Lalas was never a good player. He was an incredible athlete with a cool haircut and a good face who knew enough to keep pushing his chips around the table after the U.S.’s miraculous World Cup performance in 1994. The fact that he ever ended up as a general manager for the MetroStars speaks more to that organization’s ineptitude than anything else. He fired eventual U.S. Men’s National Team Coach Bob Bradley after Bradley told him to stay out of his locker room because he was an idiot.
Two days ago, I watched Lalas get into a whiny argument with Ballack while defending England’s ridiculously conservative approach against France. Ballack, who’s a bit stolid to start with, has more or less totally shut down during their interchanges, which consist mainly of Lalas spouting platitudes with nary a reference to a specific player’s performance or ability.
ESPN’s production team must be writhing in agony as they look on. Their one useful contribution to coverage has been the periodic outtakes with Wigan Athletic manager Roberto Martinez, on site in Poland. But the dissonance between Martinez’s knife-like personnel focused analysis and the studio conversation only accentuates the reality that they haven’t yet figured out how to bridge the gap between heady European-style coverage, which assumes knowledge of the sport, and last-generation American commentary, which explains the game through dumb metaphors. Here’s a hint for ESPN: don’t worry about it. U.S. soccer fans have already moved on. See your website and Fox Soccer’s ratings for proof.
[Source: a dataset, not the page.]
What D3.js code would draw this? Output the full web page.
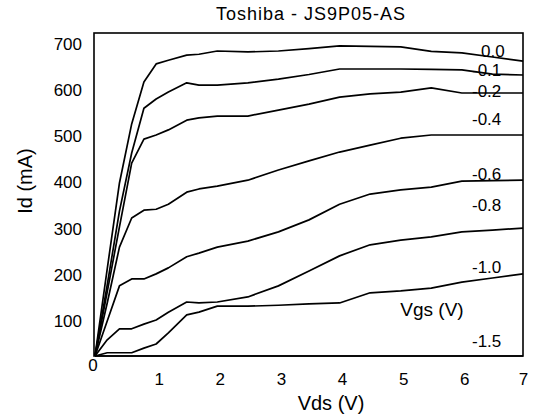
<!DOCTYPE html>
<html>
<head>
<meta charset="utf-8">
<script src="https://cdn.jsdelivr.net/npm/d3@7"></script>
<style>
  html, body { margin: 0; padding: 0; background: #fff; }
  svg { display: block; font-family: "Liberation Sans", Arial, sans-serif; }
</style>
</head>
<body>
<svg id="chart" width="533" height="418"></svg>
<script>
// ---- data ----
const vds = [0, 0.2, 0.4, 0.6, 0.8, 1.0, 1.2, 1.5, 1.7, 2.0, 2.5, 3.0, 3.5, 4.0, 4.5, 5.0, 5.5, 6.0, 6.5, 7.0];
const vgsLabels = ["0.0", "-0.1", "-0.2", "-0.4", "-0.6", "-0.8", "-1.0", "-1.5"];
const idVgs0_0 = [0, 189, 375, 503, 594, 633, 641, 652, 654, 661, 659, 661, 666, 672, 671, 670, 660, 657, 648, 639];
const idVgsM0_1 = [0, 154, 314, 440, 537, 557, 572, 592, 587, 587, 592, 600, 610, 622, 622, 622, 621, 620, 611, 609];
const idVgsM0_2 = [0, 139, 280, 418, 470, 479, 490, 511, 516, 520, 520, 533, 546, 561, 568, 572, 581, 570, 570, 570];
const idVgsM0_4 = [0, 115, 236, 299, 316, 318, 329, 355, 362, 368, 381, 403, 423, 442, 457, 472, 479, 479, 479, 479];
const idVgsM0_6 = [0, 76, 152, 167, 167, 178, 191, 215, 223, 236, 249, 269, 295, 329, 351, 360, 366, 379, 380, 381];
const idVgsM0_8 = [0, 35, 59, 59, 69, 78, 95, 117, 115, 117, 128, 152, 184, 217, 241, 251, 258, 269, 273, 277];
const idVgsM1_0 = [0, 7, 7, 7, 17, 26, 50, 89, 95, 108, 108, 110, 113, 115, 137, 141, 147, 160, 169, 178];
const idVgsM1_5 = [0, 0, 0, 0, 0, 0, 0, 0, 0, 0, 0, 0, 0, 0, 0, 0, 0, 0, 0, 0];
const xTicks = [0, 1, 2, 3, 4, 5, 6, 7];
const yTicks = [100, 200, 300, 400, 500, 600, 700];
const titleText = "Toshiba - JS9P05-AS";
const xTitle = "Vds (V)";
const yTitle = "Id (mA)";
const legendTitle = "Vgs (V)";

const seriesList = [idVgs0_0, idVgsM0_1, idVgsM0_2, idVgsM0_4, idVgsM0_6, idVgsM0_8, idVgsM1_0, idVgsM1_5];

// ---- layout ----
const svg = d3.select("#chart");
const plotLeft = 95, plotRight = 523, plotTop = 33, plotBottom = 356;
const x = d3.scaleLinear().domain([0, 7]).range([plotLeft, plotRight]);
const y = d3.scaleLinear().domain([0, 700]).range([plotBottom, plotTop]);

// title
svg.append("text")
  .attr("x", 311).attr("y", 20)
  .attr("text-anchor", "middle")
  .attr("font-size", 18)
  .attr("letter-spacing", 1)
  .text(titleText);

// frame
svg.append("rect")
  .attr("x", x(0) - 1).attr("y", y(700))
  .attr("width", x(7) - x(0) + 1).attr("height", y(0) - y(700))
  .attr("fill", "none").attr("stroke", "#000").attr("stroke-width", 1.6);

// y axis (labels only)
const yAxis = svg.append("g")
  .attr("transform", `translate(${x(0)},0)`)
  .call(d3.axisLeft(y).tickValues(yTicks).tickSize(0).tickFormat(d3.format("d")));
yAxis.select(".domain").remove();
yAxis.selectAll("text")
  .attr("x", -13).attr("y", 11).attr("dy", "0.32em")
  .attr("font-size", 17).attr("fill", "#000")
  .attr("font-family", "Liberation Sans, Arial, sans-serif");

// x axis (labels only)
const xAxis = svg.append("g")
  .attr("transform", `translate(0,${y(0)})`)
  .call(d3.axisBottom(x).tickValues(xTicks).tickSize(0).tickFormat(d3.format("d")));
xAxis.select(".domain").remove();
xAxis.selectAll("text")
  .attr("y", d => d === 0 ? 3 : 17)
  .attr("dx", d => d === 0 ? -2.5 : (d === 7 ? 0 : 2.5))
  .attr("dy", "0.71em")
  .attr("font-size", 17).attr("fill", "#000")
  .attr("font-family", "Liberation Sans, Arial, sans-serif");

// axis titles
svg.append("text")
  .attr("x", 331).attr("y", 410)
  .attr("text-anchor", "middle").attr("font-size", 20)
  .text(xTitle);
svg.append("text")
  .attr("transform", "translate(32,181) rotate(-90)")
  .attr("text-anchor", "middle").attr("font-size", 20)
  .text(yTitle);

// curve labels
const labelPos = [[481, 57], [472, 76], [472, 97], [472, 125], [472, 180], [472, 211], [472, 273], [472, 347]];
svg.append("g").selectAll("text")
  .data(vgsLabels)
  .join("text")
  .attr("x", (d, i) => labelPos[i][0])
  .attr("y", (d, i) => labelPos[i][1])
  .attr("font-size", 17)
  .text(d => d);

svg.append("text")
  .attr("x", 432).attr("y", 316)
  .attr("text-anchor", "middle").attr("font-size", 19)
  .text(legendTitle);

// curves
const line = d3.line()
  .x((d, i) => x(vds[i]))
  .y(d => y(d));
svg.append("g").selectAll("path")
  .data(seriesList)
  .join("path")
  .attr("d", d => line(d))
  .attr("fill", "none")
  .attr("stroke", "#000")
  .attr("stroke-width", 1.7)
  .attr("stroke-linejoin", "round");
</script>
</body>
</html>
I know I’m getting ranty, but there are high stakes for U.S. soccer and for me as a fan of the world game. You can’t learn a sport by listening to people who haven’t played it or by listening to people who have played it and can’t talk about it. And you can learn a lot from watching games. There’s still time to right the ship, even though we’re probably stuck with listening to Kasey Keller call whole games as if he’s watching from the goal. The tournament hasn’t taken off yet. Italy, Spain, and Germany have looked strongest. Holland, France, and Portugal make up a talented but incoherent second tier. And Russia, at home on artificial turf and comfortable in an easy group, are clear dark horses.
The next three days will separate contenders from pretenders. You can catch Germany vs. Holland at The Paramount Theater at 2:45pm today. To get you excited, I’ll leave you with Euro 2012’s first true moment. On Monday, Andriy Shevchenko, the 35-year-old talisman of host nation Ukraine, scored on two fantastic headers to beat Sweden and outshine Zlatan Ibrahimovic, who is definitely the best forward in the tournament besides Karim Benzema when he can be bothered to move around some. Just before the match, Ballack, who played with Sheva at Chelsea, offered heartfelt and fantastic insight into the Ukrainian’s heavily-documented failure in London. “He just didn’t get on with Mourinho. I don’t know why,” after saying what a great teammate, goalscorer, and man he was. That’s what they hired you for Michael. Danke schoen.
Watching the interactions between Shevchenko and his teammates after the match–his goals capped a really strong total effort–you saw a man already regarded as a living legend, playing out the last drama of his career in front of a raucous and adoring crowd in Kiev that has suffered through two totally dark years of national politics. Watching that–and watching Iniesta prove that he’s better than Xavi— is what the European Championships are all about.